The fully diluted pro forma earnings per share (EPS) was $0.39, compared to $0.32 in the Jun quarter and $0.42 in the prior-year quarter. Our pro forma estimate excludes acquisition-related costs, deferred stock compensation and amortization of intangibles in the last quarter. Our pro forma calculations may differ from management’s presentation due to the inclusion/exclusion of some items that were not considered by management.

On a fully diluted GAAP basis, the company recorded a net income of $1.79 billion ($0.30 per share) compared to $1.08 billion ($0.19 per share) in the previous quarter and $2.20 billion ($0.37 per share) in the prior-year quarter.

Balance Sheet
Inventories increased 1.4% to $1.09 billion, yielding inventory turns of 11.2x. Days sales outstanding (DSOs) were around 32 days. The company ended with a cash and investments balance of $35.37 billion, an increase of $364 million from the end of the previous quarter. In the first quarter, the company generated $1.49 billion cash from operations and spent $1.87 billion on share repurchases. Cisco had $10.27 billion in long term debt, amounting to a net cash balance of $25.09 billion. Including long term liabilities, the debt-cap ratio was a mere 27.9%.

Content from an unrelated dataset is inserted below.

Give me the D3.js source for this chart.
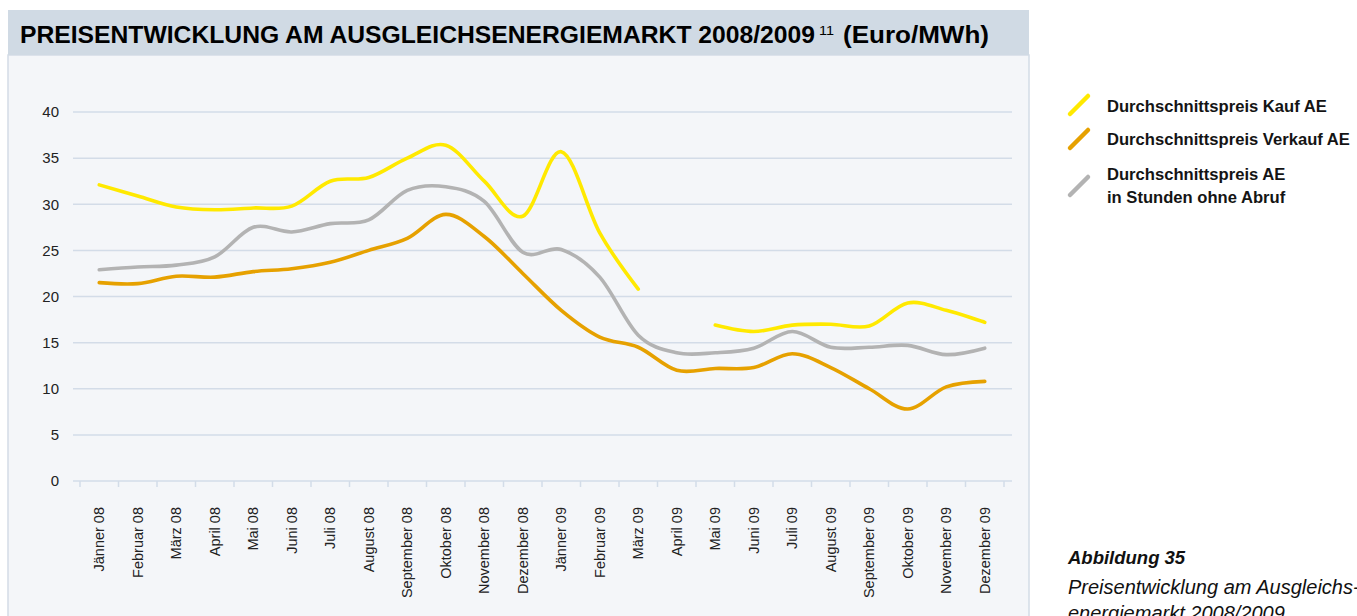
<!DOCTYPE html>
<html>
<head>
<meta charset="utf-8">
<script src="https://cdn.jsdelivr.net/npm/d3@7/dist/d3.min.js"></script>
<style>
  html, body { margin: 0; padding: 0; background: #ffffff; }
  svg { display: block; }
</style>
</head>
<body>
<svg id="chart" width="1357" height="616"></svg>
<script>
// Monthly categories, 2008–2009
const months = [
  "Jänner 08", "Februar 08", "März 08", "April 08", "Mai 08", "Juni 08",
  "Juli 08", "August 08", "September 08", "Oktober 08", "November 08", "Dezember 08",
  "Jänner 09", "Februar 09", "März 09", "April 09", "Mai 09", "Juni 09",
  "Juli 09", "August 09", "September 09", "Oktober 09", "November 09", "Dezember 09"
];

// Average price, balancing energy purchase (Euro/MWh); no value for April 09
const kaufAE = [
  32.1, 30.9, 29.7, 29.4, 29.6, 29.8, 32.5, 32.9, 35.0, 36.4, 32.5, 28.7,
  35.7, 26.9, 20.8, null, 16.9, 16.2, 16.9, 17.0, 16.8, 19.3, 18.5, 17.2
];

// Average price, balancing energy sale (Euro/MWh)
const verkaufAE = [
  21.5, 21.4, 22.2, 22.1, 22.7, 23.0, 23.7, 25.0, 26.3, 28.9, 26.5, 22.5,
  18.5, 15.6, 14.5, 12.0, 12.2, 12.3, 13.8, 12.3, 10.0, 7.8, 10.2, 10.8
];

// Average price in hours without call-off (Euro/MWh)
const ohneAbruf = [
  22.9, 23.2, 23.4, 24.3, 27.5, 27.0, 27.9, 28.3, 31.5, 31.9, 30.3, 24.8,
  25.1, 22.1, 15.8, 13.9, 13.9, 14.4, 16.2, 14.5, 14.5, 14.7, 13.7, 14.4
];

const yTicks = [0, 5, 10, 15, 20, 25, 30, 35, 40];

const series = [
  { name: "Durchschnittspreis Kauf AE", lines: ["Durchschnittspreis Kauf AE"], values: kaufAE, color: "#ffe900" },
  { name: "Durchschnittspreis Verkauf AE", lines: ["Durchschnittspreis Verkauf AE"], values: verkaufAE, color: "#e6a100" },
  { name: "Durchschnittspreis AE in Stunden ohne Abruf", lines: ["Durchschnittspreis AE", "in Stunden ohne Abruf"], values: ohneAbruf, color: "#b3b3b3" }
];

const svg = d3.select("#chart");
const font = "'Liberation Sans', Arial, sans-serif";

// Panel with header band
const panel = { x: 8, y: 10, w: 1021, h: 620, headH: 45 };
svg.append("rect")
  .attr("x", panel.x).attr("y", panel.y + panel.headH)
  .attr("width", panel.w).attr("height", panel.h)
  .attr("fill", "#f4f6f9")
  .attr("stroke", "#d3dce6").attr("stroke-width", 1.5);
svg.append("rect")
  .attr("x", panel.x).attr("y", panel.y)
  .attr("width", panel.w).attr("height", panel.headH)
  .attr("fill", "#d0dae4");

// Title
const title = svg.append("g").attr("font-family", "'Liberation Sans Narrow', 'Arial Narrow', 'Liberation Sans', Arial, sans-serif")
  .attr("fill", "#000");
title.append("text")
  .attr("x", 20).attr("y", 43)
  .attr("font-size", 23).attr("font-weight", "bold")
  .attr("textLength", 795).attr("lengthAdjust", "spacingAndGlyphs")
  .text("PREISENTWICKLUNG AM AUSGLEICHSENERGIEMARKT 2008/2009");
title.append("text")
  .attr("x", 819).attr("y", 35)
  .attr("font-size", 13)
  .attr("font-family", font)
  .attr("textLength", 15).attr("lengthAdjust", "spacingAndGlyphs")
  .text("11");
title.append("text")
  .attr("x", 843).attr("y", 43)
  .attr("font-size", 23).attr("font-weight", "bold")
  .attr("textLength", 146).attr("lengthAdjust", "spacingAndGlyphs")
  .text("(Euro/MWh)");

// Scales
const x = d3.scaleBand().domain(months).range([80, 1004]);
const y = d3.scaleLinear().domain([0, 40]).range([481, 112]);
const gridX0 = 73, gridX1 = 1012;

// Horizontal gridlines
svg.append("g")
  .selectAll("line")
  .data(yTicks)
  .join("line")
  .attr("x1", gridX0).attr("x2", gridX1)
  .attr("y1", d => y(d)).attr("y2", d => y(d))
  .attr("stroke", "#d3dce8").attr("stroke-width", 1.5);

// Y axis labels
const yAxis = svg.append("g")
  .attr("transform", `translate(${gridX0},0)`)
  .call(d3.axisLeft(y).tickValues(yTicks).tickSize(0).tickPadding(14));
yAxis.select(".domain").remove();
yAxis.selectAll("text")
  .attr("font-family", font).attr("font-size", 15).attr("fill", "#222");

// X axis: tick marks on category boundaries, labels rotated
const boundaries = months.map(m => x(m)).concat([x.range()[1]]);
svg.append("g")
  .selectAll("line")
  .data(boundaries)
  .join("line")
  .attr("x1", d => d).attr("x2", d => d)
  .attr("y1", y(0)).attr("y2", y(0) + 6)
  .attr("stroke", "#d3dce8").attr("stroke-width", 1.5);

const xAxis = svg.append("g")
  .attr("transform", `translate(0,${y(0)})`)
  .call(d3.axisBottom(x).tickSize(0).tickPadding(0));
xAxis.select(".domain").remove();
xAxis.selectAll("text")
  .attr("font-family", font).attr("font-size", 14.5).attr("fill", "#222")
  .attr("transform", "translate(0,26) rotate(-90)")
  .attr("text-anchor", "end")
  .attr("dy", "0.35em")
  .attr("x", 0).attr("y", 0);

// Series lines
const line = d3.line()
  .defined(d => d.v !== null)
  .x(d => x(d.m) + x.bandwidth() / 2)
  .y(d => y(d.v))
  .curve(d3.curveCardinal.tension(0));

const draworder = [series[2], series[1], series[0]];
svg.append("g")
  .selectAll("path")
  .data(draworder)
  .join("path")
  .attr("d", s => line(months.map((m, i) => ({ m, v: s.values[i] }))))
  .attr("fill", "none")
  .attr("stroke", s => s.color)
  .attr("stroke-width", 3.6)
  .attr("stroke-linejoin", "round")
  .attr("stroke-linecap", "round");

// Legend
const legendRows = [
  { s: series[0], top: 96, baselines: [112] },
  { s: series[1], top: 130, baselines: [145] },
  { s: series[2], top: 177, baselines: [180, 203] }
];
const legend = svg.append("g").attr("font-family", font);
legendRows.forEach(r => {
  legend.append("line")
    .attr("x1", 1070).attr("y1", r.top + 18)
    .attr("x2", 1088).attr("y2", r.top)
    .attr("stroke", r.s.color).attr("stroke-width", 4.5)
    .attr("stroke-linecap", "round");
  r.s.lines.forEach((t, i) => {
    legend.append("text")
      .attr("x", 1107).attr("y", r.baselines[i])
      .attr("font-size", 16.6).attr("font-weight", "bold").attr("fill", "#141414")
      .text(t);
  });
});

// Figure caption
const cap = svg.append("g").attr("font-family", font).attr("fill", "#111");
cap.append("text")
  .attr("x", 1068).attr("y", 564)
  .attr("font-size", 18.5).attr("font-weight", "bold").attr("font-style", "italic")
  .text("Abbildung 35");
cap.append("text")
  .attr("x", 1068).attr("y", 594)
  .attr("font-size", 20).attr("font-style", "italic")
  .text("Preisentwicklung am Ausgleichs-");
cap.append("text")
  .attr("x", 1068).attr("y", 620)
  .attr("font-size", 20).attr("font-style", "italic")
  .text("energiemarkt 2008/2009");
</script>
</body>
</html>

In the second quarter, management expects revenue growth of 2-5% on a sequential basis and 1-4% on a year-over-year basis. The gross margin is expected to be 64-65%, operating expenses 37.5-38.5% of revenue, interest and other income of approximately $25 million, tax rate 22% and a decline in the weighted average share count of approximately 50 million. The company expects one-time charges, such as stock based compensation and acquisition-related expenses of around $0.06 to $0.08 per share. Management expects the company to generate operating cash flow of $1.8-2.1 billion.